• _Short exercise_: Copy each line below without leaving any out.

• _Information provided_:
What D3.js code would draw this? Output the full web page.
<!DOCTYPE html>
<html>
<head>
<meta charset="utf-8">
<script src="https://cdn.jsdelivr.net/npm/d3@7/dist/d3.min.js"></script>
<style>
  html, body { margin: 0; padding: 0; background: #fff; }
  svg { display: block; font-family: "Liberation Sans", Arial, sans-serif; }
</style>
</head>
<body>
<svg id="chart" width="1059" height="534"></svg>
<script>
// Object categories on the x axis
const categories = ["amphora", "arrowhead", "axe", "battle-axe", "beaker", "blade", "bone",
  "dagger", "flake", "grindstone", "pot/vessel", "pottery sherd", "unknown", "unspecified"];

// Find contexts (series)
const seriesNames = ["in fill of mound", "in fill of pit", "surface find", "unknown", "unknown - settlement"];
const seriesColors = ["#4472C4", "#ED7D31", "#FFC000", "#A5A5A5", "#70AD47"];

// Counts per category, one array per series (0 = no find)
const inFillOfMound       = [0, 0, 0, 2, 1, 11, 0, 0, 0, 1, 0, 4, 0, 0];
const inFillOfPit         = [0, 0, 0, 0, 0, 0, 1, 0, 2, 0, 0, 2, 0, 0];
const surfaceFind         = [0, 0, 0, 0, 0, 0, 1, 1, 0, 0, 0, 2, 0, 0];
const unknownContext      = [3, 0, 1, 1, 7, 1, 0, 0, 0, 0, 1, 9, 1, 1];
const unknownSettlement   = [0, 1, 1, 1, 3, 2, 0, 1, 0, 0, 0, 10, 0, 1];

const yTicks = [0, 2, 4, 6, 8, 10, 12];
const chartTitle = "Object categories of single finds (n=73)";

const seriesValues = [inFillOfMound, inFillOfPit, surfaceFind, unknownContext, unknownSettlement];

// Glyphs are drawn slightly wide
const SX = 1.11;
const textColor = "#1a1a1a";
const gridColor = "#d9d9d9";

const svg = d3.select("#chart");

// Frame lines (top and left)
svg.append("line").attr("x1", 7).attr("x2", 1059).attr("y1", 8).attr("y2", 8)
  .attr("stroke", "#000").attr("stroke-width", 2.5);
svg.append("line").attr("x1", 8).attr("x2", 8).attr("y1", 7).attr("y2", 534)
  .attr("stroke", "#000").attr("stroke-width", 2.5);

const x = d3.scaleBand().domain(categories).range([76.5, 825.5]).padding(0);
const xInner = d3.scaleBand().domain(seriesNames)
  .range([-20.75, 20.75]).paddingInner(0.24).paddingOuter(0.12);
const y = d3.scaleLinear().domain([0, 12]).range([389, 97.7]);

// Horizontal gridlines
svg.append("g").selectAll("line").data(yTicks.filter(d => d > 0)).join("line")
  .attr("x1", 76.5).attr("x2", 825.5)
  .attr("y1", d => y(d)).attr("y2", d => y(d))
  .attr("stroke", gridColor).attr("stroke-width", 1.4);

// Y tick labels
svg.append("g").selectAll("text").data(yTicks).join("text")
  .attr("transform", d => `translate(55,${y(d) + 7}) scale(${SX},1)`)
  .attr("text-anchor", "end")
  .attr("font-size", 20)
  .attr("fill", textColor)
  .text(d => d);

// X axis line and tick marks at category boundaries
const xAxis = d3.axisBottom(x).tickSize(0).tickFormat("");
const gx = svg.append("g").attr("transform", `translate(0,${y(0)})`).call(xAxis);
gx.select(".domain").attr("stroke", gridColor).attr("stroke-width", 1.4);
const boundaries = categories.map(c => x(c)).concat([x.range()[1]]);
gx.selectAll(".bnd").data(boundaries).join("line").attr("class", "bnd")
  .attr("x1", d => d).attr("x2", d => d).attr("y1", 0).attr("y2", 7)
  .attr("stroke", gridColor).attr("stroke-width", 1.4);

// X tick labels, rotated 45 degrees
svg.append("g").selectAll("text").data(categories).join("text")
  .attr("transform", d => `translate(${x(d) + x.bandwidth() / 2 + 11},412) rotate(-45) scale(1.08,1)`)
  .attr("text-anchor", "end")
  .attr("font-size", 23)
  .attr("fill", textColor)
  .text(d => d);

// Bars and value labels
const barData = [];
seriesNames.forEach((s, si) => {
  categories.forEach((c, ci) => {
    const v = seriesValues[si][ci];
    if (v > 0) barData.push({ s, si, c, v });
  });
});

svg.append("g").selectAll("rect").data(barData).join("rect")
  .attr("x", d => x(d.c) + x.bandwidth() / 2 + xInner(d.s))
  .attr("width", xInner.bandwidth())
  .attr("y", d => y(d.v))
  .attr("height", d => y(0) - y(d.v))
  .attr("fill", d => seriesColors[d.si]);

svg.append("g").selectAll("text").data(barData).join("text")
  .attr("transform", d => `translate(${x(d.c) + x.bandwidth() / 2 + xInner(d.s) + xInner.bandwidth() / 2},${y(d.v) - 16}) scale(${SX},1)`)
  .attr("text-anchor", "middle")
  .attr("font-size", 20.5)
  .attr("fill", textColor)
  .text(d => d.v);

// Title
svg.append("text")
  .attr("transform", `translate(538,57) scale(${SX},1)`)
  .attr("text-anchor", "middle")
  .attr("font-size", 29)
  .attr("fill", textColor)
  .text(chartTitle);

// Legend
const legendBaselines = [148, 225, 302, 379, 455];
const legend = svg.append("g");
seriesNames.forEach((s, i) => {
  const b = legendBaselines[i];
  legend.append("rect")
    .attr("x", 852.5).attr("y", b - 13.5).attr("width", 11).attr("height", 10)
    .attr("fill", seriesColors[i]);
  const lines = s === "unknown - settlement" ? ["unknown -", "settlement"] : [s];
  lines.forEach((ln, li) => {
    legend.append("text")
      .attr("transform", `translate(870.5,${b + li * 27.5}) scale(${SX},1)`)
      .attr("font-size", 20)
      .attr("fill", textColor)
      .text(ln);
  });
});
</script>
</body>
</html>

• _The output_:
What D3.js code would draw this? Output the full web page.
<!DOCTYPE html>
<html>
<head>
<meta charset="utf-8">
<script src="https://cdn.jsdelivr.net/npm/d3@7/dist/d3.min.js"></script>
<style>
  html, body { margin: 0; padding: 0; background: #fff; }
  svg { display: block; font-family: "Liberation Sans", Arial, sans-serif; }
</style>
</head>
<body>
<svg id="chart" width="1059" height="534"></svg>
<script>
// Object categories on the x axis
const categories = ["amphora", "arrowhead", "axe", "battle-axe", "beaker", "blade", "bone",
  "dagger", "flake", "grindstone", "pot/vessel", "pottery sherd", "unknown", "unspecified"];

// Find contexts (series)
const seriesNames = ["in fill of mound", "in fill of pit", "surface find", "unknown", "unknown - settlement"];
const seriesColors = ["#4472C4", "#ED7D31", "#FFC000", "#A5A5A5", "#70AD47"];

// Counts per category, one array per series (0 = no find)
const inFillOfMound       = [0, 0, 0, 2, 1, 11, 0, 0, 0, 1, 0, 4, 0, 0];
const inFillOfPit         = [0, 0, 0, 0, 0, 0, 1, 0, 2, 0, 0, 2, 0, 0];
const surfaceFind         = [0, 0, 0, 0, 0, 0, 1, 1, 0, 0, 0, 2, 0, 0];
const unknownContext      = [3, 0, 1, 1, 7, 1, 0, 0, 0, 0, 1, 9, 1, 1];
const unknownSettlement   = [0, 1, 1, 1, 3, 2, 0, 1, 0, 0, 0, 10, 0, 1];

const yTicks = [0, 2, 4, 6, 8, 10, 12];
const chartTitle = "Object categories of single finds (n=73)";

const seriesValues = [inFillOfMound, inFillOfPit, surfaceFind, unknownContext, unknownSettlement];

// Glyphs are drawn slightly wide
const SX = 1.11;
const textColor = "#1a1a1a";
const gridColor = "#d9d9d9";

const svg = d3.select("#chart");

// Frame lines (top and left)
svg.append("line").attr("x1", 7).attr("x2", 1059).attr("y1", 8).attr("y2", 8)
  .attr("stroke", "#000").attr("stroke-width", 2.5);
svg.append("line").attr("x1", 8).attr("x2", 8).attr("y1", 7).attr("y2", 534)
  .attr("stroke", "#000").attr("stroke-width", 2.5);

const x = d3.scaleBand().domain(categories).range([76.5, 825.5]).padding(0);
const xInner = d3.scaleBand().domain(seriesNames)
  .range([-20.75, 20.75]).paddingInner(0.24).paddingOuter(0.12);
const y = d3.scaleLinear().domain([0, 12]).range([389, 97.7]);

// Horizontal gridlines
svg.append("g").selectAll("line").data(yTicks.filter(d => d > 0)).join("line")
  .attr("x1", 76.5).attr("x2", 825.5)
  .attr("y1", d => y(d)).attr("y2", d => y(d))
  .attr("stroke", gridColor).attr("stroke-width", 1.4);

// Y tick labels
svg.append("g").selectAll("text").data(yTicks).join("text")
  .attr("transform", d => `translate(55,${y(d) + 7}) scale(${SX},1)`)
  .attr("text-anchor", "end")
  .attr("font-size", 20)
  .attr("fill", textColor)
  .text(d => d);

// X axis line and tick marks at category boundaries
const xAxis = d3.axisBottom(x).tickSize(0).tickFormat("");
const gx = svg.append("g").attr("transform", `translate(0,${y(0)})`).call(xAxis);
gx.select(".domain").attr("stroke", gridColor).attr("stroke-width", 1.4);
const boundaries = categories.map(c => x(c)).concat([x.range()[1]]);
gx.selectAll(".bnd").data(boundaries).join("line").attr("class", "bnd")
  .attr("x1", d => d).attr("x2", d => d).attr("y1", 0).attr("y2", 7)
  .attr("stroke", gridColor).attr("stroke-width", 1.4);

// X tick labels, rotated 45 degrees
svg.append("g").selectAll("text").data(categories).join("text")
  .attr("transform", d => `translate(${x(d) + x.bandwidth() / 2 + 11},412) rotate(-45) scale(1.08,1)`)
  .attr("text-anchor", "end")
  .attr("font-size", 23)
  .attr("fill", textColor)
  .text(d => d);

// Bars and value labels
const barData = [];
seriesNames.forEach((s, si) => {
  categories.forEach((c, ci) => {
    const v = seriesValues[si][ci];
    if (v > 0) barData.push({ s, si, c, v });
  });
});

svg.append("g").selectAll("rect").data(barData).join("rect")
  .attr("x", d => x(d.c) + x.bandwidth() / 2 + xInner(d.s))
  .attr("width", xInner.bandwidth())
  .attr("y", d => y(d.v))
  .attr("height", d => y(0) - y(d.v))
  .attr("fill", d => seriesColors[d.si]);

svg.append("g").selectAll("text").data(barData).join("text")
  .attr("transform", d => `translate(${x(d.c) + x.bandwidth() / 2 + xInner(d.s) + xInner.bandwidth() / 2},${y(d.v) - 16}) scale(${SX},1)`)
  .attr("text-anchor", "middle")
  .attr("font-size", 20.5)
  .attr("fill", textColor)
  .text(d => d.v);

// Title
svg.append("text")
  .attr("transform", `translate(538,57) scale(${SX},1)`)
  .attr("text-anchor", "middle")
  .attr("font-size", 29)
  .attr("fill", textColor)
  .text(chartTitle);

// Legend
const legendBaselines = [148, 225, 302, 379, 455];
const legend = svg.append("g");
seriesNames.forEach((s, i) => {
  const b = legendBaselines[i];
  legend.append("rect")
    .attr("x", 852.5).attr("y", b - 13.5).attr("width", 11).attr("height", 10)
    .attr("fill", seriesColors[i]);
  const lines = s === "unknown - settlement" ? ["unknown -", "settlement"] : [s];
  lines.forEach((ln, li) => {
    legend.append("text")
      .attr("transform", `translate(870.5,${b + li * 27.5}) scale(${SX},1)`)
      .attr("font-size", 20)
      .attr("fill", textColor)
      .text(ln);
  });
});
</script>
</body>
</html>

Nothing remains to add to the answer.